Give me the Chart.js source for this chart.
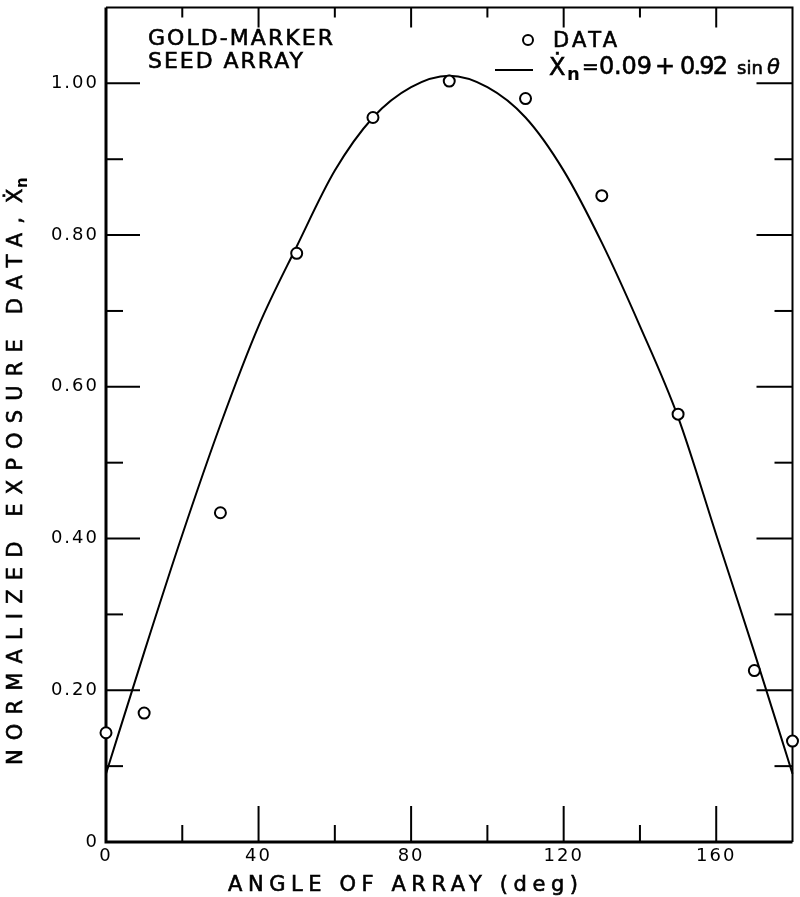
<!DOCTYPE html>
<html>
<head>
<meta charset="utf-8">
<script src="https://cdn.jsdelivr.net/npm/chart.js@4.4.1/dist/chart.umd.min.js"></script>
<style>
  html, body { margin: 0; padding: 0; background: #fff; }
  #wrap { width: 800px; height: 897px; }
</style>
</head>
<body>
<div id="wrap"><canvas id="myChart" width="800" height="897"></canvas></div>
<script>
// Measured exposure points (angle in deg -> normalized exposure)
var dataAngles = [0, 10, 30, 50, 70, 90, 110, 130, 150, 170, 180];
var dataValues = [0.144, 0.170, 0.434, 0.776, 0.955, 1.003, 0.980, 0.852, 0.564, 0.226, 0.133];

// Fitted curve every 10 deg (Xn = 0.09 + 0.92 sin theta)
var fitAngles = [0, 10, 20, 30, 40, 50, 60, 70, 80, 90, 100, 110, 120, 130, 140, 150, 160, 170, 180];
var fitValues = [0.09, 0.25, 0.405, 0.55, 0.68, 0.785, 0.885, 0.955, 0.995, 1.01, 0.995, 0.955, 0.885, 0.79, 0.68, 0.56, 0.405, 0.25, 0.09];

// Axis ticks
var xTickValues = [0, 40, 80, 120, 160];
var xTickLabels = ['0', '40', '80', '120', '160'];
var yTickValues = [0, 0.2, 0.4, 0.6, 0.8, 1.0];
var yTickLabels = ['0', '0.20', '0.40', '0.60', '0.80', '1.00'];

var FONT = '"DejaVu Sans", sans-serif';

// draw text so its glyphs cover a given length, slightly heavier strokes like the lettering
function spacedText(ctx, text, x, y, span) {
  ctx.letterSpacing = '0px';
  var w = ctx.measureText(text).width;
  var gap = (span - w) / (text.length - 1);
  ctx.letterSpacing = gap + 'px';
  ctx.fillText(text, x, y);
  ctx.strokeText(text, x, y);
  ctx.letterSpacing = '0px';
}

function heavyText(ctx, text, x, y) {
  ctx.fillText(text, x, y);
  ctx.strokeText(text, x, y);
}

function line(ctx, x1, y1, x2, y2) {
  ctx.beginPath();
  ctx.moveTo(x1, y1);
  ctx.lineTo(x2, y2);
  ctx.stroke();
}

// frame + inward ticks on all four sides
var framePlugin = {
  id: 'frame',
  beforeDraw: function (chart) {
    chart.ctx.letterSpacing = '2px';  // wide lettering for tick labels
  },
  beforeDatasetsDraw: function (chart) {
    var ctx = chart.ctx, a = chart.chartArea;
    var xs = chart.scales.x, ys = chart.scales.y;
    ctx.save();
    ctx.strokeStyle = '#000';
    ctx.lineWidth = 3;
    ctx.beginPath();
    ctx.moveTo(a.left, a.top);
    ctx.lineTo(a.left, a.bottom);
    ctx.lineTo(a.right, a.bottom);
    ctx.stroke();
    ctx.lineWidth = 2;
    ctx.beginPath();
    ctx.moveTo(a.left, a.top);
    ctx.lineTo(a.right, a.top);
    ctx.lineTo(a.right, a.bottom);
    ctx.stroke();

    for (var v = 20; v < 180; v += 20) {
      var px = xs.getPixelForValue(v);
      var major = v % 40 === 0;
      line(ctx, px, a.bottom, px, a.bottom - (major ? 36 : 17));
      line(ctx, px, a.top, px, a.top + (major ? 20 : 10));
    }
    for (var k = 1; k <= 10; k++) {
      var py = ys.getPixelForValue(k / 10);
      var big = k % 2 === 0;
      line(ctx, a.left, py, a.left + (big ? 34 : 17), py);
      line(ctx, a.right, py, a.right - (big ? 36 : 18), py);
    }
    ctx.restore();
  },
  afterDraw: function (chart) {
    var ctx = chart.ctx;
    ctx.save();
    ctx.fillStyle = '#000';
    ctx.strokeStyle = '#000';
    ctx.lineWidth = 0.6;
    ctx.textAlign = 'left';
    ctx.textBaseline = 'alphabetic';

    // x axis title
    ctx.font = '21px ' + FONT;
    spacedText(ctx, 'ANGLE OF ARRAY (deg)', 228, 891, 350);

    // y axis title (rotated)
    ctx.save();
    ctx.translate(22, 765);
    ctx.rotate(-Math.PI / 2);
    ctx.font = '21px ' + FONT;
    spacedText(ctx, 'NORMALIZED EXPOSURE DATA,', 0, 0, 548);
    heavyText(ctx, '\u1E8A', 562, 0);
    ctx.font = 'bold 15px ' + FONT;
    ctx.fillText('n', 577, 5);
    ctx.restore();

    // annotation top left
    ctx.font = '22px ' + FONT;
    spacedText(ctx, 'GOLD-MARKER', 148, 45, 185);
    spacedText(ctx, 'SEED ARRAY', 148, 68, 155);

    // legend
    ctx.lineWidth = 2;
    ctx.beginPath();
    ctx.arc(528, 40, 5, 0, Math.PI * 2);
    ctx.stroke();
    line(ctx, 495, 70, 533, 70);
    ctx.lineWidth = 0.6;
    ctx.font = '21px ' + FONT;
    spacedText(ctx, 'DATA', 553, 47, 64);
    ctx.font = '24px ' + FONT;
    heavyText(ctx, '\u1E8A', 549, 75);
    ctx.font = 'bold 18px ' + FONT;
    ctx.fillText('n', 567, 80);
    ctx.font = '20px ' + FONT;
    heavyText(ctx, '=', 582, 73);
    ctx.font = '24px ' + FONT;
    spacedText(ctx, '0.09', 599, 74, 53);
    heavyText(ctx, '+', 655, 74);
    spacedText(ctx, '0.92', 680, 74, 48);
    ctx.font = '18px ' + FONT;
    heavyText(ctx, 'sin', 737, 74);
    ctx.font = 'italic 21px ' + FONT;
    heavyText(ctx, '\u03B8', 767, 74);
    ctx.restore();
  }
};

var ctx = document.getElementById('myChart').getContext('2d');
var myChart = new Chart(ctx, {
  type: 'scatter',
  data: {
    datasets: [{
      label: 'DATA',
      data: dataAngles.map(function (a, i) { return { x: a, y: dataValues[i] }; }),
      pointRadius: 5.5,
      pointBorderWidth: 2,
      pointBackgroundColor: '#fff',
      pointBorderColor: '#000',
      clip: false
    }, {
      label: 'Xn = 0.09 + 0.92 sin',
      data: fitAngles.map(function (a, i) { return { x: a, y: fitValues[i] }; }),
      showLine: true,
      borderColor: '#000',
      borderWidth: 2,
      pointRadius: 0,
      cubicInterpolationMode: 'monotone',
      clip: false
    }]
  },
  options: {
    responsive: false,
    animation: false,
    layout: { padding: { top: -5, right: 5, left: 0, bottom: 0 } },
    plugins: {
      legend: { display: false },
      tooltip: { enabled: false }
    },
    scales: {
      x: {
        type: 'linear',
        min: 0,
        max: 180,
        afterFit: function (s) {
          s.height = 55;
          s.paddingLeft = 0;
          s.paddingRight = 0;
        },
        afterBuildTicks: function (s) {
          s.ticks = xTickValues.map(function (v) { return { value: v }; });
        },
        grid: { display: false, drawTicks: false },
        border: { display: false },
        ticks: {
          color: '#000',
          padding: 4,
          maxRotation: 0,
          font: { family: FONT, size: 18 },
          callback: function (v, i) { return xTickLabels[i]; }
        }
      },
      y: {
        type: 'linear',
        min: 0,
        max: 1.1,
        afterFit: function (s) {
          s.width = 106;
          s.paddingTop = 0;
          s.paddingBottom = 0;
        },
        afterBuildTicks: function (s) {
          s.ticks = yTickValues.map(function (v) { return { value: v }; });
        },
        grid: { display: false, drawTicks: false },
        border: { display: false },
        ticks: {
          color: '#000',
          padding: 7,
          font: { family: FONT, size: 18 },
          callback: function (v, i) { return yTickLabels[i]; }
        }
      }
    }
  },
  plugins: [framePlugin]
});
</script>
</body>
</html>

● **DIRECTION**: Give every line above again exactly, with no pictures.

● **TASK RESULT**:
Give me the Chart.js source for this chart.
<!DOCTYPE html>
<html>
<head>
<meta charset="utf-8">
<script src="https://cdn.jsdelivr.net/npm/chart.js@4.4.1/dist/chart.umd.min.js"></script>
<style>
  html, body { margin: 0; padding: 0; background: #fff; }
  #wrap { width: 800px; height: 897px; }
</style>
</head>
<body>
<div id="wrap"><canvas id="myChart" width="800" height="897"></canvas></div>
<script>
// Measured exposure points (angle in deg -> normalized exposure)
var dataAngles = [0, 10, 30, 50, 70, 90, 110, 130, 150, 170, 180];
var dataValues = [0.144, 0.170, 0.434, 0.776, 0.955, 1.003, 0.980, 0.852, 0.564, 0.226, 0.133];

// Fitted curve every 10 deg (Xn = 0.09 + 0.92 sin theta)
var fitAngles = [0, 10, 20, 30, 40, 50, 60, 70, 80, 90, 100, 110, 120, 130, 140, 150, 160, 170, 180];
var fitValues = [0.09, 0.25, 0.405, 0.55, 0.68, 0.785, 0.885, 0.955, 0.995, 1.01, 0.995, 0.955, 0.885, 0.79, 0.68, 0.56, 0.405, 0.25, 0.09];

// Axis ticks
var xTickValues = [0, 40, 80, 120, 160];
var xTickLabels = ['0', '40', '80', '120', '160'];
var yTickValues = [0, 0.2, 0.4, 0.6, 0.8, 1.0];
var yTickLabels = ['0', '0.20', '0.40', '0.60', '0.80', '1.00'];

var FONT = '"DejaVu Sans", sans-serif';

// draw text so its glyphs cover a given length, slightly heavier strokes like the lettering
function spacedText(ctx, text, x, y, span) {
  ctx.letterSpacing = '0px';
  var w = ctx.measureText(text).width;
  var gap = (span - w) / (text.length - 1);
  ctx.letterSpacing = gap + 'px';
  ctx.fillText(text, x, y);
  ctx.strokeText(text, x, y);
  ctx.letterSpacing = '0px';
}

function heavyText(ctx, text, x, y) {
  ctx.fillText(text, x, y);
  ctx.strokeText(text, x, y);
}

function line(ctx, x1, y1, x2, y2) {
  ctx.beginPath();
  ctx.moveTo(x1, y1);
  ctx.lineTo(x2, y2);
  ctx.stroke();
}

// frame + inward ticks on all four sides
var framePlugin = {
  id: 'frame',
  beforeDraw: function (chart) {
    chart.ctx.letterSpacing = '2px';  // wide lettering for tick labels
  },
  beforeDatasetsDraw: function (chart) {
    var ctx = chart.ctx, a = chart.chartArea;
    var xs = chart.scales.x, ys = chart.scales.y;
    ctx.save();
    ctx.strokeStyle = '#000';
    ctx.lineWidth = 3;
    ctx.beginPath();
    ctx.moveTo(a.left, a.top);
    ctx.lineTo(a.left, a.bottom);
    ctx.lineTo(a.right, a.bottom);
    ctx.stroke();
    ctx.lineWidth = 2;
    ctx.beginPath();
    ctx.moveTo(a.left, a.top);
    ctx.lineTo(a.right, a.top);
    ctx.lineTo(a.right, a.bottom);
    ctx.stroke();

    for (var v = 20; v < 180; v += 20) {
      var px = xs.getPixelForValue(v);
      var major = v % 40 === 0;
      line(ctx, px, a.bottom, px, a.bottom - (major ? 36 : 17));
      line(ctx, px, a.top, px, a.top + (major ? 20 : 10));
    }
    for (var k = 1; k <= 10; k++) {
      var py = ys.getPixelForValue(k / 10);
      var big = k % 2 === 0;
      line(ctx, a.left, py, a.left + (big ? 34 : 17), py);
      line(ctx, a.right, py, a.right - (big ? 36 : 18), py);
    }
    ctx.restore();
  },
  afterDraw: function (chart) {
    var ctx = chart.ctx;
    ctx.save();
    ctx.fillStyle = '#000';
    ctx.strokeStyle = '#000';
    ctx.lineWidth = 0.6;
    ctx.textAlign = 'left';
    ctx.textBaseline = 'alphabetic';

    // x axis title
    ctx.font = '21px ' + FONT;
    spacedText(ctx, 'ANGLE OF ARRAY (deg)', 228, 891, 350);

    // y axis title (rotated)
    ctx.save();
    ctx.translate(22, 765);
    ctx.rotate(-Math.PI / 2);
    ctx.font = '21px ' + FONT;
    spacedText(ctx, 'NORMALIZED EXPOSURE DATA,', 0, 0, 548);
    heavyText(ctx, '\u1E8A', 562, 0);
    ctx.font = 'bold 15px ' + FONT;
    ctx.fillText('n', 577, 5);
    ctx.restore();

    // annotation top left
    ctx.font = '22px ' + FONT;
    spacedText(ctx, 'GOLD-MARKER', 148, 45, 185);
    spacedText(ctx, 'SEED ARRAY', 148, 68, 155);

    // legend
    ctx.lineWidth = 2;
    ctx.beginPath();
    ctx.arc(528, 40, 5, 0, Math.PI * 2);
    ctx.stroke();
    line(ctx, 495, 70, 533, 70);
    ctx.lineWidth = 0.6;
    ctx.font = '21px ' + FONT;
    spacedText(ctx, 'DATA', 553, 47, 64);
    ctx.font = '24px ' + FONT;
    heavyText(ctx, '\u1E8A', 549, 75);
    ctx.font = 'bold 18px ' + FONT;
    ctx.fillText('n', 567, 80);
    ctx.font = '20px ' + FONT;
    heavyText(ctx, '=', 582, 73);
    ctx.font = '24px ' + FONT;
    spacedText(ctx, '0.09', 599, 74, 53);
    heavyText(ctx, '+', 655, 74);
    spacedText(ctx, '0.92', 680, 74, 48);
    ctx.font = '18px ' + FONT;
    heavyText(ctx, 'sin', 737, 74);
    ctx.font = 'italic 21px ' + FONT;
    heavyText(ctx, '\u03B8', 767, 74);
    ctx.restore();
  }
};

var ctx = document.getElementById('myChart').getContext('2d');
var myChart = new Chart(ctx, {
  type: 'scatter',
  data: {
    datasets: [{
      label: 'DATA',
      data: dataAngles.map(function (a, i) { return { x: a, y: dataValues[i] }; }),
      pointRadius: 5.5,
      pointBorderWidth: 2,
      pointBackgroundColor: '#fff',
      pointBorderColor: '#000',
      clip: false
    }, {
      label: 'Xn = 0.09 + 0.92 sin',
      data: fitAngles.map(function (a, i) { return { x: a, y: fitValues[i] }; }),
      showLine: true,
      borderColor: '#000',
      borderWidth: 2,
      pointRadius: 0,
      cubicInterpolationMode: 'monotone',
      clip: false
    }]
  },
  options: {
    responsive: false,
    animation: false,
    layout: { padding: { top: -5, right: 5, left: 0, bottom: 0 } },
    plugins: {
      legend: { display: false },
      tooltip: { enabled: false }
    },
    scales: {
      x: {
        type: 'linear',
        min: 0,
        max: 180,
        afterFit: function (s) {
          s.height = 55;
          s.paddingLeft = 0;
          s.paddingRight = 0;
        },
        afterBuildTicks: function (s) {
          s.ticks = xTickValues.map(function (v) { return { value: v }; });
        },
        grid: { display: false, drawTicks: false },
        border: { display: false },
        ticks: {
          color: '#000',
          padding: 4,
          maxRotation: 0,
          font: { family: FONT, size: 18 },
          callback: function (v, i) { return xTickLabels[i]; }
        }
      },
      y: {
        type: 'linear',
        min: 0,
        max: 1.1,
        afterFit: function (s) {
          s.width = 106;
          s.paddingTop = 0;
          s.paddingBottom = 0;
        },
        afterBuildTicks: function (s) {
          s.ticks = yTickValues.map(function (v) { return { value: v }; });
        },
        grid: { display: false, drawTicks: false },
        border: { display: false },
        ticks: {
          color: '#000',
          padding: 7,
          font: { family: FONT, size: 18 },
          callback: function (v, i) { return yTickLabels[i]; }
        }
      }
    }
  },
  plugins: [framePlugin]
});
</script>
</body>
</html>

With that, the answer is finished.